Tak ada asap kalau tak ada api. Apabila membaca tulisan John T. Sidel, Riots, Pogroms, Jihad: Religious Violence ini Indonesia (2006), Anda akan menemukan bahwa apa yang terjadi selama masa 2000an adalah gejala rapuh dan rentannya identitas keagamaan. Kerapuhan dan kerentanan ini kemudian dimanfaatkan dengan cara organisasi dan mobilisasi kelompok berbasis agama untuk memberi tekanan orang yang berbeda agama.
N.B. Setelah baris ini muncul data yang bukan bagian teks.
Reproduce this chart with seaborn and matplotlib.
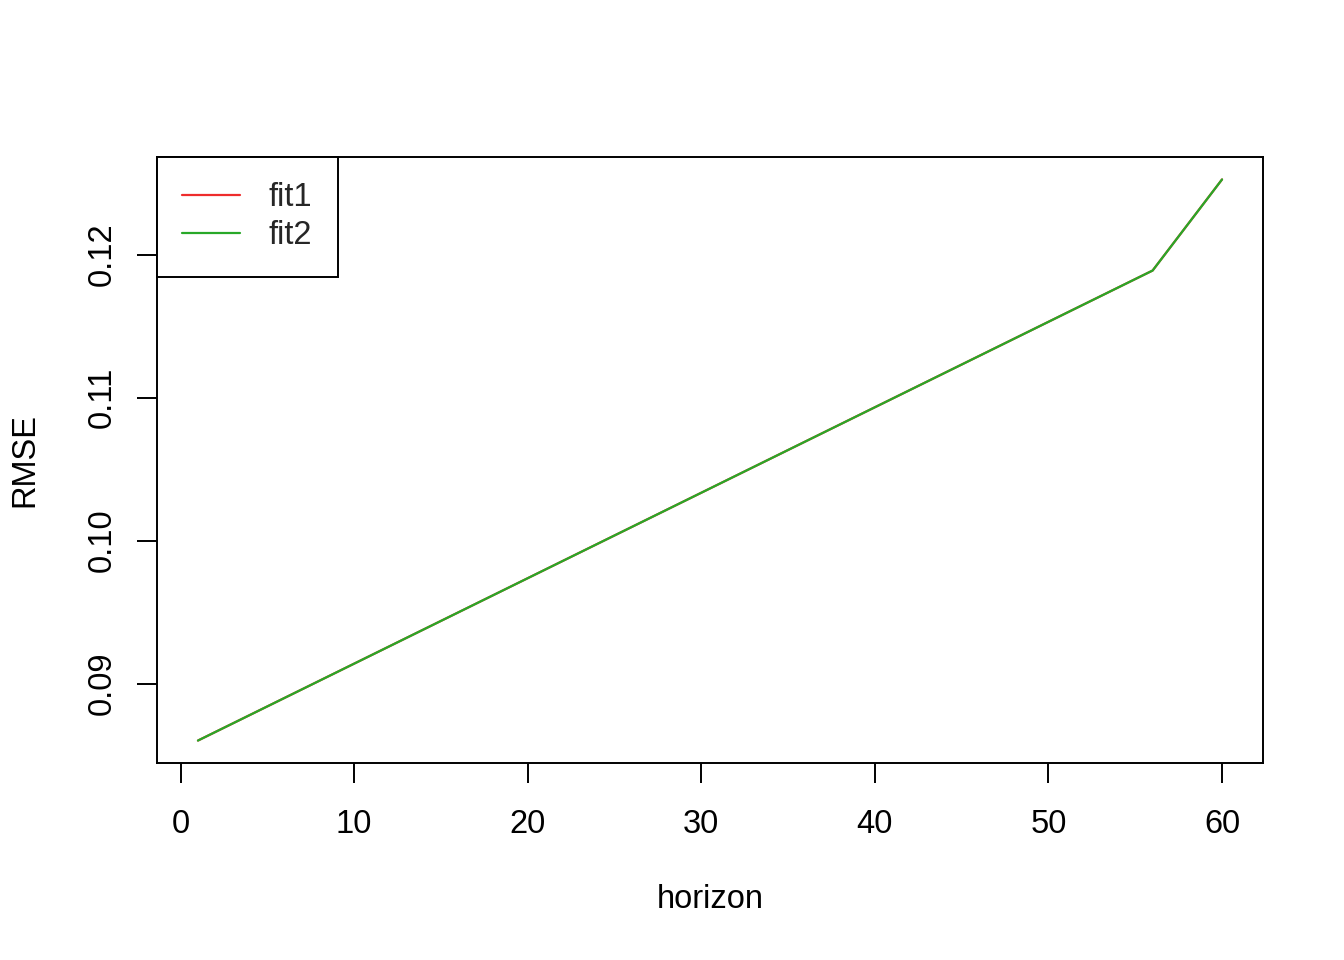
import matplotlib
matplotlib.use('Agg')

import pandas as pd
import seaborn as sns
from matplotlib import pyplot as plt

# RMSE by forecast horizon (both fits give identical values, fit2 sits on top)
horizon = [1, 56, 60]
rmse_fit1 = [0.08601, 0.11888, 0.12525]
rmse_fit2 = [0.08601, 0.11888, 0.12525]
x_ticks = [0, 10, 20, 30, 40, 50, 60]
y_ticks = [0.09, 0.10, 0.11, 0.12]
y_tick_labels = ['0.09', '0.10', '0.11', '0.12']

sns.set_style('white')
plt.rcParams['font.family'] = ['Liberation Sans', 'DejaVu Sans']
FS = 23.5

db = pd.concat([
    pd.DataFrame({'horizon': horizon, 'RMSE': rmse_fit1, 'fit': 'fit1'}),
    pd.DataFrame({'horizon': horizon, 'RMSE': rmse_fit2, 'fit': 'fit2'}),
])

fig = plt.figure(figsize=(13.44, 9.6), dpi=100)
ax = fig.add_axes([157/1344, 1 - 763/960, (1263-157)/1344, (763-157)/960])

sns.lineplot(data=db, x='horizon', y='RMSE', hue='fit',
             palette={'fit1': '#EE2C2C', 'fit2': '#28A828'},
             linewidth=1.6, ax=ax)

# R style padding of 4% around the data
xr = max(horizon) - min(horizon)
ax.set_xlim(min(horizon) - 0.04*xr, max(horizon) + 0.04*xr)
lo = min(rmse_fit1 + rmse_fit2)
hi = max(rmse_fit1 + rmse_fit2)
ax.set_ylim(lo - 0.04*(hi - lo), hi + 0.04*(hi - lo))

ax.set_xticks(x_ticks)
ax.set_xticklabels([str(t) for t in x_ticks])
ax.set_yticks(y_ticks)
ax.set_yticklabels(y_tick_labels, rotation=90, va='center')

for sp in ax.spines.values():
    sp.set_visible(True)
    sp.set_color('black')
    sp.set_linewidth(1.4)

ax.tick_params(axis='both', direction='out', length=14.4, width=1.4,
               color='black', labelsize=FS, labelcolor='black',
               bottom=True, left=True)
ax.tick_params(axis='x', pad=19)
ax.tick_params(axis='y', pad=14)

ax.set_xlabel('horizon', fontsize=FS, color='black')
ax.set_ylabel('RMSE', fontsize=FS, color='black')
ax.xaxis.label.set_va('center')
ax.yaxis.label.set_va('center')
ax.xaxis.set_label_coords(0.5, (763 - 900) / 606)
ax.yaxis.set_label_coords((25 - 157) / 1106, 0.5)

leg = ax.legend(loc='upper left', bbox_to_anchor=(0, 1), borderaxespad=0,
                fancybox=False, edgecolor='black', framealpha=1,
                fontsize=FS, handlelength=1.75, handletextpad=0.9,
                borderpad=0.78, labelspacing=0.21, title=None)
leg.get_frame().set_linewidth(1.4)
for line in leg.get_lines():
    line.set_linewidth(1.6)

fig.savefig('out.png', dpi=100, facecolor='white')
Empat belas tahun kemudian, menjelang Pemilu 2014, efek mobilisasi identitas keagamaan tampaknya masih mendominasi kehidupan dusun. Partai sudah terpecah-pecah. Partai lain seperti PDIP, Hanura, Gerindra, PKS, PBB, PKPI, dan Nasdem mulai diikuti beberapa warga. PAN dan PPP tetap mendominasi suara di dusun. Dalam keseharian, kehidupan antarwarga terasa tenang-tenang saja. Namun, tiap kali memasuki tahun politik, identitas keagamaan terasa cukup menonjol. Bahkan, semenjak Pemilu 2014, beberapa isu agama mulai didengungkan hingga Pemilu 2019 menjelang.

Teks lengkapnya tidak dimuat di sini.